Divisão do grupo Luft, a Bomi Brasil tem forte atuação junto a fabricantes da área de saúde e planeja expandir os negócios com hospitais, com foco no setor privado. A Bomi tem os fabricantes como clientes e os hospitais como destinatários. Nosso papel agora é integrar a cadeia, diz o diretor executivo da Bomi Brasil, Felipe Selistre.
O projeto é estabelecer contratos com hospitais a partir de 2013. Nenhum grande hospital terceirizou a logística interna, não há essa cultura, mas o mercado caminha para isso, afirma. O acesso da população aumentou e os hospitais precisam ser mais eficientes. Não é mais possível ocupar grande parte do espaço para armazenagem e essa não é uma área rentável.
A companhia tem cinco centros de distribuição nas regiões Sul, Sudeste e Centro-Oeste e deve expandir as operações em 2014. Criada há 15 anos, a Bomi tem hoje 150 clientes de diversos ramos ligados à saúde. A divisão representa aproximadamente 40% do faturamento total do grupo Luft, que supera R$ 1 bilhão.

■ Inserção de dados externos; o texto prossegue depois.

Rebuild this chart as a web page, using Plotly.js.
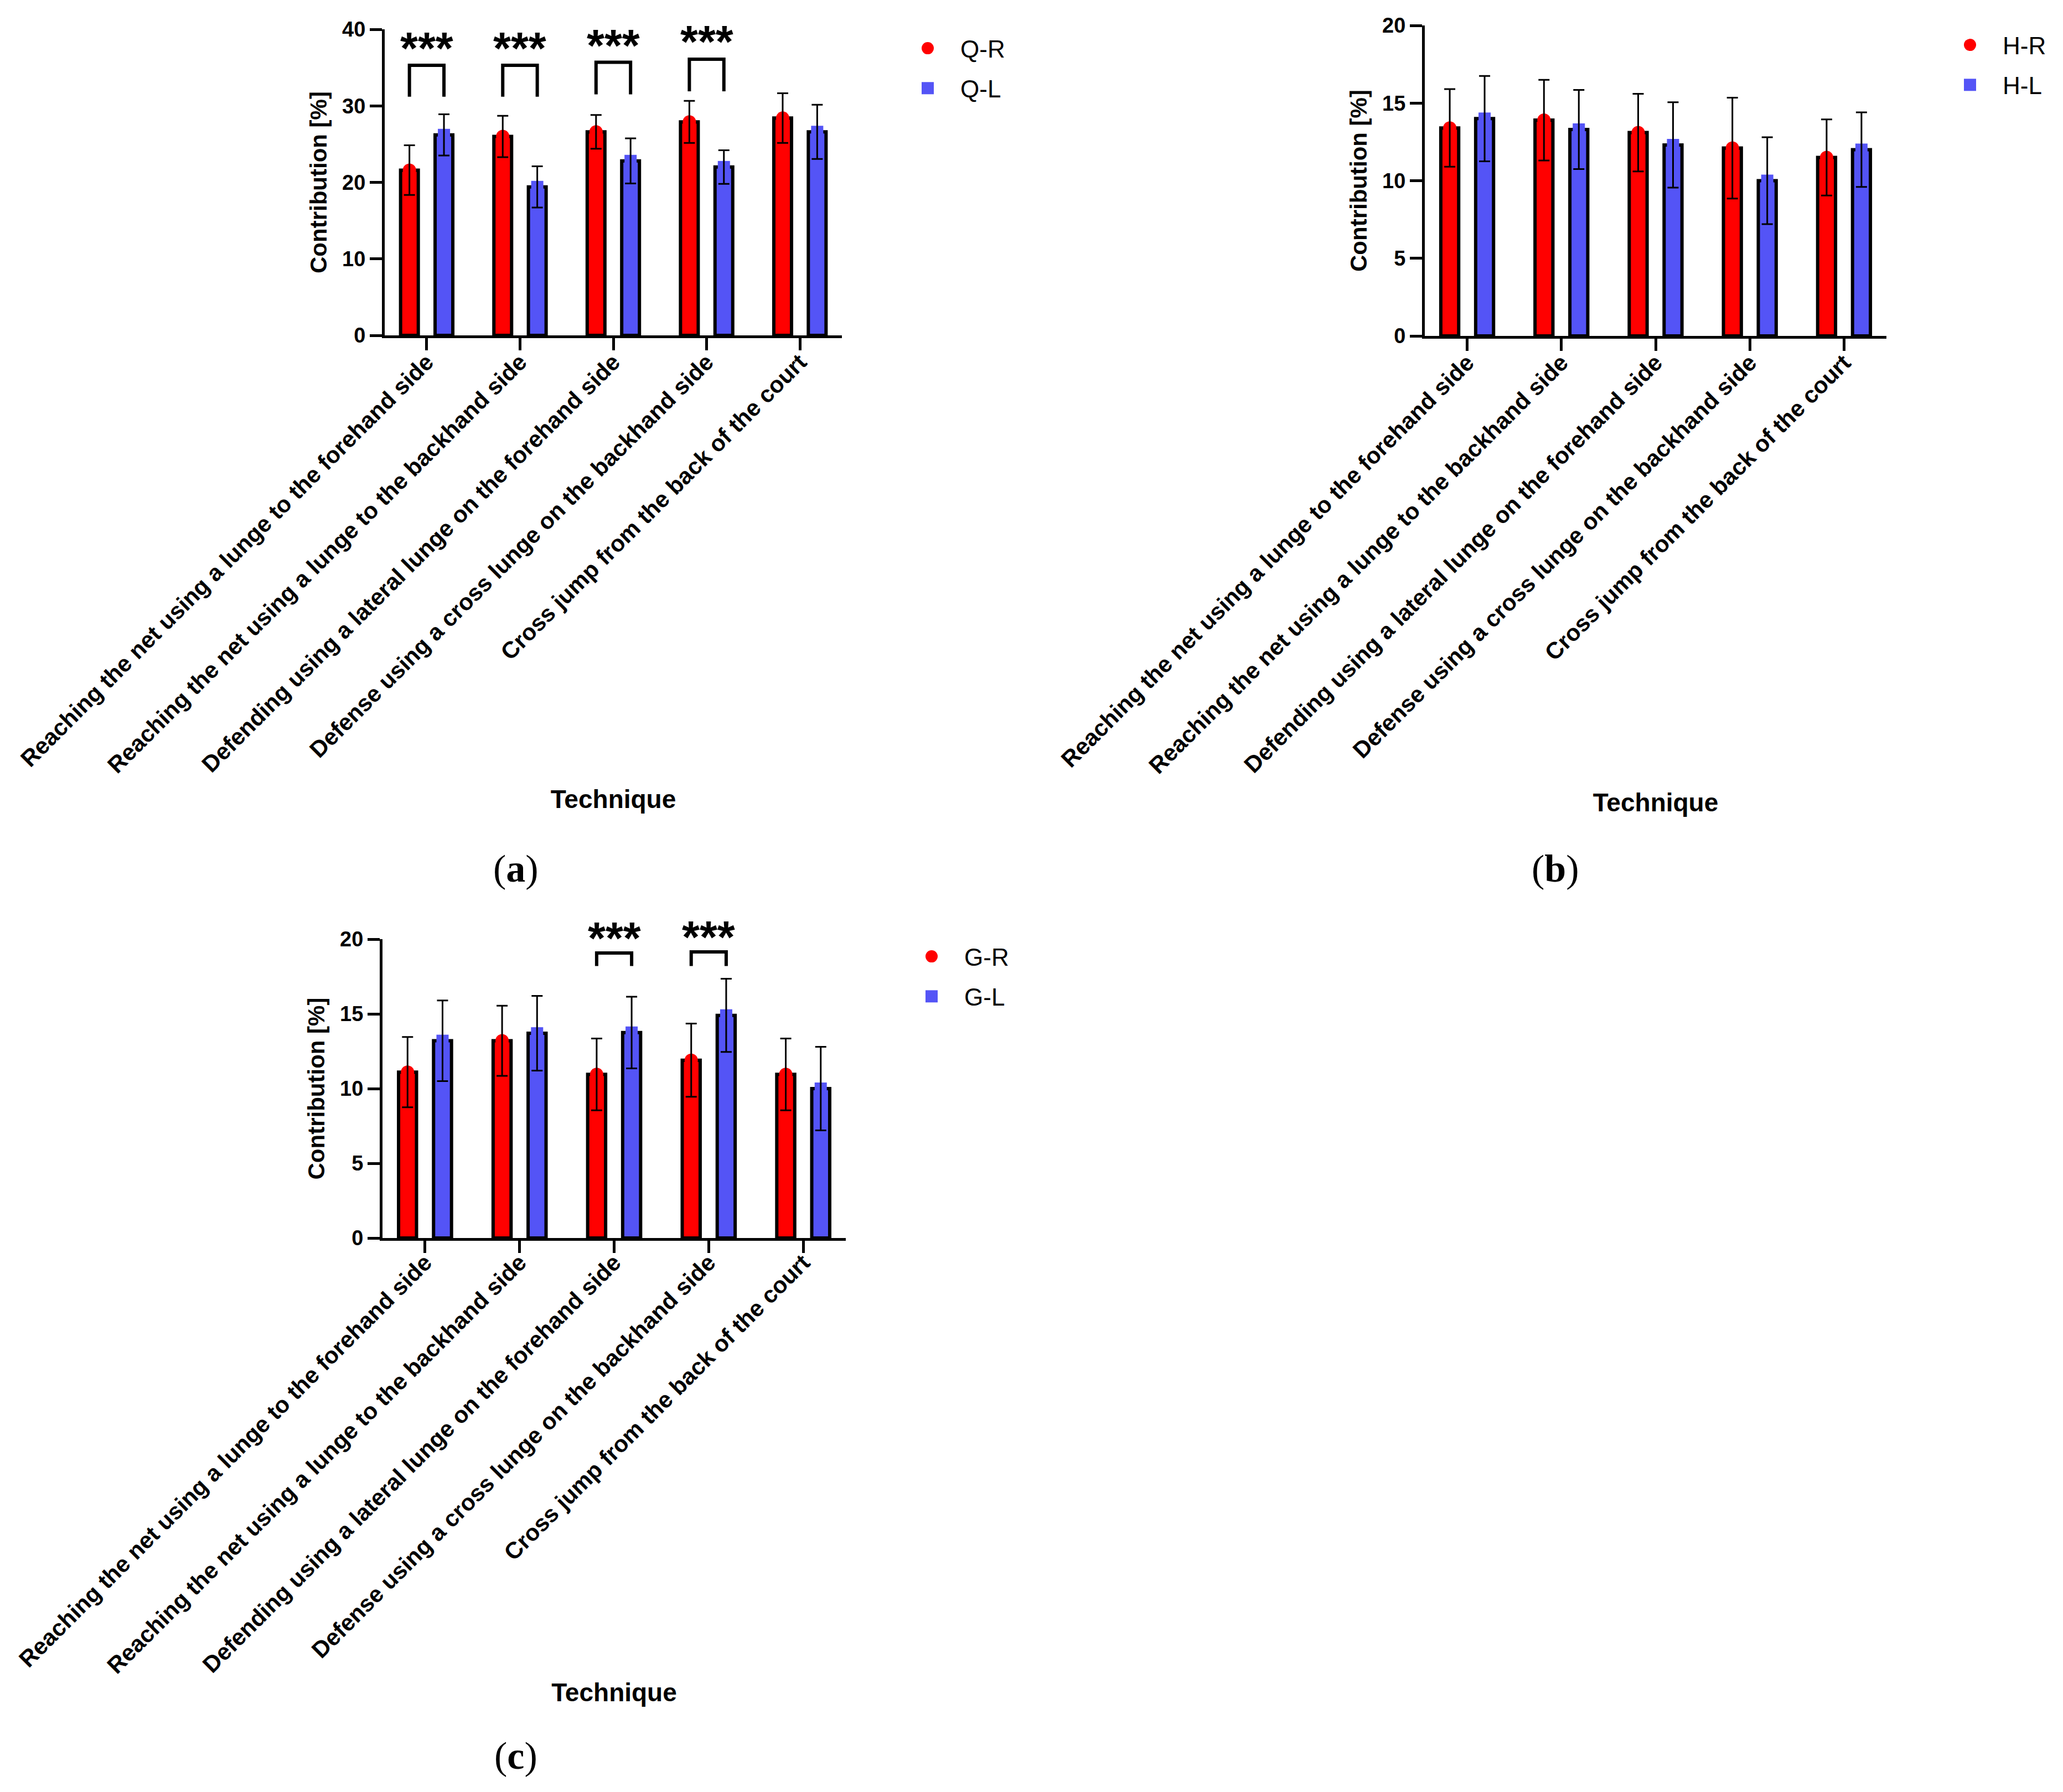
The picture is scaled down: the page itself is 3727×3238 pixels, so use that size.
<!DOCTYPE html>
<html>
<head>
<meta charset="utf-8">
<script src="https://cdn.plot.ly/plotly-3.0.1.min.js"></script>
<style>html,body{margin:0;padding:0;background:#fff;}#chart{width:3727px;height:3238px;}</style>
</head>
<body>
<div id="chart"></div>
<script>
// ---- Data ----
const categories = [
  "Reaching the net using a lunge to the forehand side",
  "Reaching the net using a lunge to the backhand side",
  "Defending using a lateral lunge on the forehand side",
  "Defense using a cross lunge on the backhand side",
  "Cross jump from the back of the court"
];
const yTicksA = [0, 10, 20, 30, 40];
const yTicksBC = [0, 5, 10, 15, 20];

// (a) Quadriceps
const qR   = [21.6, 26.0, 26.6, 27.9, 28.4];
const qRsd = [3.25, 2.7, 2.2, 2.75, 3.25];
const qL   = [26.2, 19.4, 22.8, 22.0, 26.6];
const qLsd = [2.7, 2.7, 2.95, 2.2, 3.55];
// (b) Hamstrings
const hR   = [13.4, 13.9, 13.1, 12.1, 11.5];
const hRsd = [2.5, 2.6, 2.5, 3.25, 2.45];
const hL   = [14.0, 13.3, 12.3, 10.0, 12.0];
const hLsd = [2.75, 2.55, 2.75, 2.8, 2.4];
// (c) Gastrocnemius
const gR   = [11.1, 13.2, 10.95, 11.9, 10.95];
const gRsd = [2.35, 2.35, 2.4, 2.45, 2.4];
const gL   = [13.2, 13.7, 13.75, 14.9, 10.0];
const gLsd = [2.7, 2.5, 2.4, 2.45, 2.8];

// significance brackets (category index, bracket top, leg end, star level)
const qSigIdx  = [0, 1, 2, 3];
const qSigTop  = [35.3, 35.3, 35.7, 36.1];
const qSigLeg  = [31.2, 31.2, 31.5, 31.9];
const qSigStar = [38.0, 38.0, 38.4, 38.85];
const gSigIdx  = [2, 3];
const gSigTop  = [19.07, 19.15];
const gSigLeg  = [18.2, 18.2];
const gSigStar = [20.3, 20.4];
const sigLabel = "***";

// ---- Style ----
const W = 3727, H = 3238;
const RED = "#FF0000", BLUE = "#5454F6";
const FONT = "Liberation Sans, Arial, sans-serif";
const OFF = 0.185, BAR_W = 0.19;

const panels = [
  {id:"a", xa:"x",  ya:"y",  R:qR, Rsd:qRsd, L:qL, Lsd:qLsd, names:["Q-R","Q-L"], leg:"legend",
   top:53, bot:606, maxV:40, sig:{idx:qSigIdx, top:qSigTop, leg:qSigLeg, star:qSigStar}},
  {id:"b", xa:"x2", ya:"y2", R:hR, Rsd:hRsd, L:hL, Lsd:hLsd, names:["H-R","H-L"], leg:"legend2",
   top:46, bot:607, maxV:20, sig:null},
  {id:"c", xa:"x3", ya:"y3", R:gR, Rsd:gRsd, L:gL, Lsd:gLsd, names:["G-R","G-L"], leg:"legend3",
   top:1697, bot:2237, maxV:20, sig:{idx:gSigIdx, top:gSigTop, leg:gSigLeg, star:gSigStar}}
];

const traces = [];
const shapes = [];
const annotations = [];
panels.forEach(p => {
  const xR = categories.map((c, i) => i - OFF);
  const xL = categories.map((c, i) => i + OFF);
  const common = {xaxis: p.xa, yaxis: p.ya, hoverinfo: "skip"};
  traces.push(Object.assign({type:"bar", x:xR, y:p.R, width:BAR_W, showlegend:false,
    marker:{color:RED, line:{color:"#000", width:6}}}, common));
  traces.push(Object.assign({type:"bar", x:xL, y:p.L, width:BAR_W, showlegend:false,
    marker:{color:BLUE, line:{color:"#000", width:6}}}, common));
  traces.push(Object.assign({type:"scatter", mode:"markers", x:xR, y:p.R, name:p.names[0],
    legend:p.leg, legendgroup:p.id+"R", marker:{symbol:"circle", size:24, color:RED}}, common));
  traces.push(Object.assign({type:"scatter", mode:"markers", x:xL, y:p.L, name:p.names[1],
    legend:p.leg, legendgroup:p.id+"L", marker:{symbol:"square", size:22, color:BLUE}}, common));
  traces.push(Object.assign({type:"scatter", mode:"markers", x:xR, y:p.R, showlegend:false,
    marker:{size:1, opacity:0},
    error_y:{type:"data", array:p.Rsd, visible:true, color:"#000", thickness:3, width:10}}, common));
  traces.push(Object.assign({type:"scatter", mode:"markers", x:xL, y:p.L, showlegend:false,
    marker:{size:1, opacity:0},
    error_y:{type:"data", array:p.Lsd, visible:true, color:"#000", thickness:3, width:10}}, common));
  if (p.sig) {
    const pxPerUnit = (p.bot - p.top) / p.maxV;
    p.sig.idx.forEach((ci, k) => {
      const x0 = ci - OFF, x1 = ci + OFF;
      shapes.push({type:"path", xref:p.xa, yref:p.ya,
        path:`M ${x0},${p.sig.leg[k]} L ${x0},${p.sig.top[k]} L ${x1},${p.sig.top[k]} L ${x1},${p.sig.leg[k]}`,
        line:{color:"#000", width:6}});
      // anchor on bracket (inside the axis range), lift to the star level
      annotations.push({xref:p.xa, yref:p.ya, x:ci, y:p.sig.top[k], text:sigLabel, showarrow:false,
        yanchor:"middle", yshift:(p.sig.star[k] - p.sig.top[k]) * pxPerUnit - 6,
        font:{family:FONT, size:82, color:"#000", weight:"bold"}});
    });
  }
});

function xAxis(dom, anchor, lblShift, titleStand) {
  return {domain:dom, anchor:anchor, range:[-0.45, 4.45],
    tickmode:"array", tickvals:categories.map((c,i)=>i), ticktext:categories,
    tickangle:-45, ticks:"outside", ticklen:22, tickwidth:5, tickcolor:"#000",
    ticklabelstandoff:lblShift,
    showline:true, linewidth:5, linecolor:"#000", showgrid:false, zeroline:false,
    tickfont:{family:FONT, size:42, color:"#000", weight:"bold"},
    title:{text:"Technique", standoff:titleStand, font:{family:FONT, size:46, color:"#000", weight:"bold"}},
    automargin:false};
}
function yAxis(dom, anchor, maxV, ticks) {
  return {domain:dom, anchor:anchor, range:[0, maxV], tickmode:"array", tickvals:ticks,
    ticks:"outside", ticklen:22, tickwidth:5, tickcolor:"#000",
    showline:true, linewidth:5, linecolor:"#000", showgrid:false, zeroline:false,
    tickfont:{family:FONT, size:38, color:"#000", weight:"bold"},
    title:{text:"Contribution [%]", standoff:16, font:{family:FONT, size:42, color:"#000", weight:"bold"}},
    automargin:false};
}

const px = v => v / W, py = v => 1 - v / H;

[["(<b>a</b>)", 932, 1569], ["(<b>b</b>)", 2810, 1569], ["(<b>c</b>)", 932, 3172]].forEach(t => {
  annotations.push({xref:"paper", yref:"paper", x:px(t[1]), y:py(t[2]), text:t[0], showarrow:false,
    xanchor:"center", yanchor:"middle",
    font:{family:"Liberation Serif, Times New Roman, serif", size:70, color:"#000"}});
});

function legendCfg(x, ytop) {
  return {x:px(x), y:py(ytop), xanchor:"left", yanchor:"top", bgcolor:"rgba(0,0,0,0)",
    borderwidth:0, tracegroupgap:12, traceorder:"grouped", itemwidth:108,
    font:{family:FONT, size:44, color:"#000"}};
}

const layout = {
  width:W, height:H, margin:{l:0, r:0, t:0, b:0}, paper_bgcolor:"#fff", plot_bgcolor:"#fff",
  barmode:"overlay", showlegend:true,
  xaxis:  xAxis([px(695), px(1521)], "y", -20, 24),
  yaxis:  yAxis([py(606), py(53)], "x", 40, yTicksA),
  xaxis2: xAxis([px(2574), px(3408)], "y2", -20, 29),
  yaxis2: yAxis([py(607), py(46)], "x2", 20, yTicksBC),
  xaxis3: xAxis([px(691), px(1528)], "y3", -24, 0),
  yaxis3: yAxis([py(2237), py(1697)], "x3", 20, yTicksBC),
  legend:  legendCfg(1617, 52),
  legend2: legendCfg(3500, 46),
  legend3: legendCfg(1624, 1693),
  shapes:shapes, annotations:annotations
};

Plotly.newPlot("chart", traces, layout, {staticPlot:true, displayModeBar:false}).then(gd => {
  // enlarge legend symbols (all legends) to match the plotted marker size
  gd.querySelectorAll(".legendpoints path.scatterpts").forEach(el => {
    const t = el.getAttribute("transform") || "";
    if (t.indexOf("scale") < 0) el.setAttribute("transform", t + " scale(1.375)");
  });
});
</script>
</body>
</html>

Setor privado demonstra resistência
Apesar da resistência, o interesse de operadoras logísticas em expandir a atuação dentro de hospitais deve ganhar incentivo nos próximos anos. Ainda que as principais instituições sigam avessas à terceirização, a Associação Nacional de Hospitais Privados (Anahp), que representa os grandes nomes do setor, reconhece que a transformação é inevitável. O presidente, Francisco Balestrin, conta que, de olho nesse movimento, os hospitais membros estão contratando consultorias para desenvolver um sistema único de compra de materiais e medicamentos.
A mudança será muito positiva. Vai melhorar a prestação de serviços de saúde e vamos nos concentrar no que melhor sabemos fazer, diz Balestrin, que avalia que o processo de terceirização deve ocorrer no médio prazo, de três a quatro anos.
O presidente, contudo, chama atenção para a necessidade de padronização de materiais e critica o atual modelo de remuneração do setor. Antes, os hospitais estavam focados na prestação de serviços e, nos últimos anos, ficaram sob o controle das operadoras de planos de saúde, então se valeram principalmente dos reajustes de materiais e medicamentos, em meio ao represamento de reajuste de prestação de serviços. Com essa distorção, a área ficou extremamente nevrálgica para as instituições hospitalares, explica Balestrin, ressaltando que praticamente 50% das receitas de hospitais está vinculada à venda de materiais e medicamentos. Em 2011, os hospitais associados à Anahp tiveram faturamento de R$ 9,4 bilhões.